According to a survey by Alliance Bernstein Investments Inc., parents are not even close to being financially ready to foot those growing tuition bills. The study reports that the average amount families save for college will cover less than 25% of their child's undergraduate bills, leaving thousands to be covered by scholarships and grants that may or may not come through. The solution: to save smart, save soon and save often.
*PREPARE TO SAVE
Before starting a college savings plan, first pay off any lingering debt, such as car loans, old student loans and personal loans. When choosing which debt to eliminate first, credit cards are a great place to start.
*START EARLY
In today's world of tax-advantaged college savings plans, stock-piling your cash in a regular savings account is like using an abacus to do your taxes. With 529 prepaid and college savings plans, parents can save for school without paying any federal income tax on their savings and, if they select a state-sponsored plan, often without paying state income taxes on the funds either.
The secret to making these plans as lucrative as possible is to maximize your contributions early on, giving your money as much time as possible to grow before your child reaches the college years.
*SAVE STEADILY
Sacrificing a few little things can amount to large savings years in the future. Families who save $50 per week (the equivalent of one family meal out) will have more than $68,000 in the bank when tuition time rolls around.
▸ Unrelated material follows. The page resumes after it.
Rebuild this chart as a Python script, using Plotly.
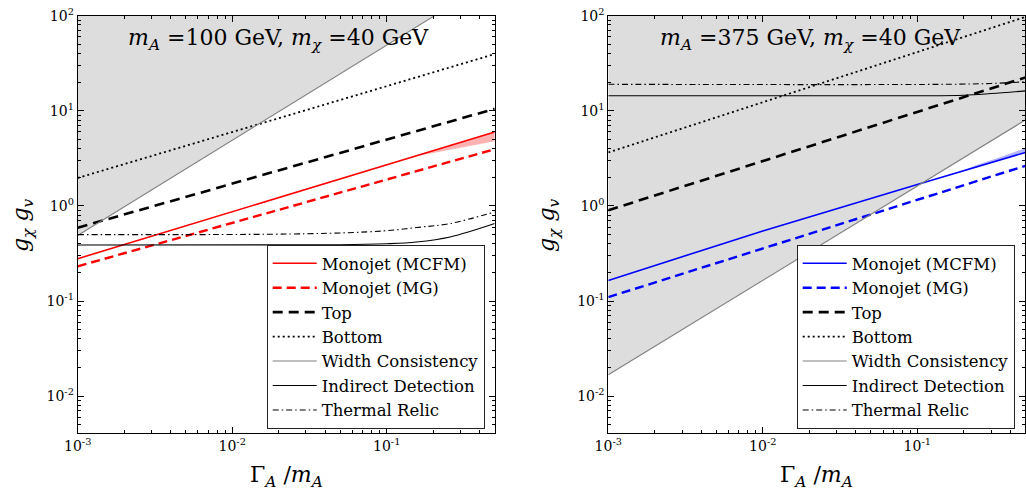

A possible problem is that many families simply don't choose college savings over discretionary spending. Nearly 40% of all parents surveyed admitted that they had spent more on consumer electronics, such as MP3 players and computers, in the past year than they had saved for their child's education, and more than half invested more money in dining out.
*MAKE IT AUTOMATIC
To make saving easier, use direct deposit to have a portion of one or both parents' paychecks automatically invested in the savings plan of your choice. That way it's done, and you don't spend your whole check and think maybe I'll try to save something next month.
Breaking down monthly payments into weekly or even daily deposits can also help ease financial tension, turning a $200 monthly savings goal into a series of smaller, more manageable sacrifices.
*GET THE FAMILY INVOLVED
Encouraging students to become a part of the college savings process is not only financially beneficial in the short term, it also teaches students how to live on a budget, stay out of debt and be conscious of the funds flowing in and out of their bank accounts-- all life skills they'll need during and after college. With having the kids contribute to college, you're making them understand that they should also be responsible for their future. Forty percent of these kids return home after graduating because they are unable to live in the real world on a real salary.
Students can help pay for school with loans, scholarships, grants, AP courses that reduce the amount of courses they have to take. Encourage students to take on summer jobs, to invite children to strategize on how to reduce household bills and to offer paid chores they can complete in their leisure time.
The key to making this strategy work is to start early, letting students know what their financial obligation will be before they enter high school so they'll have adequate time to prepare.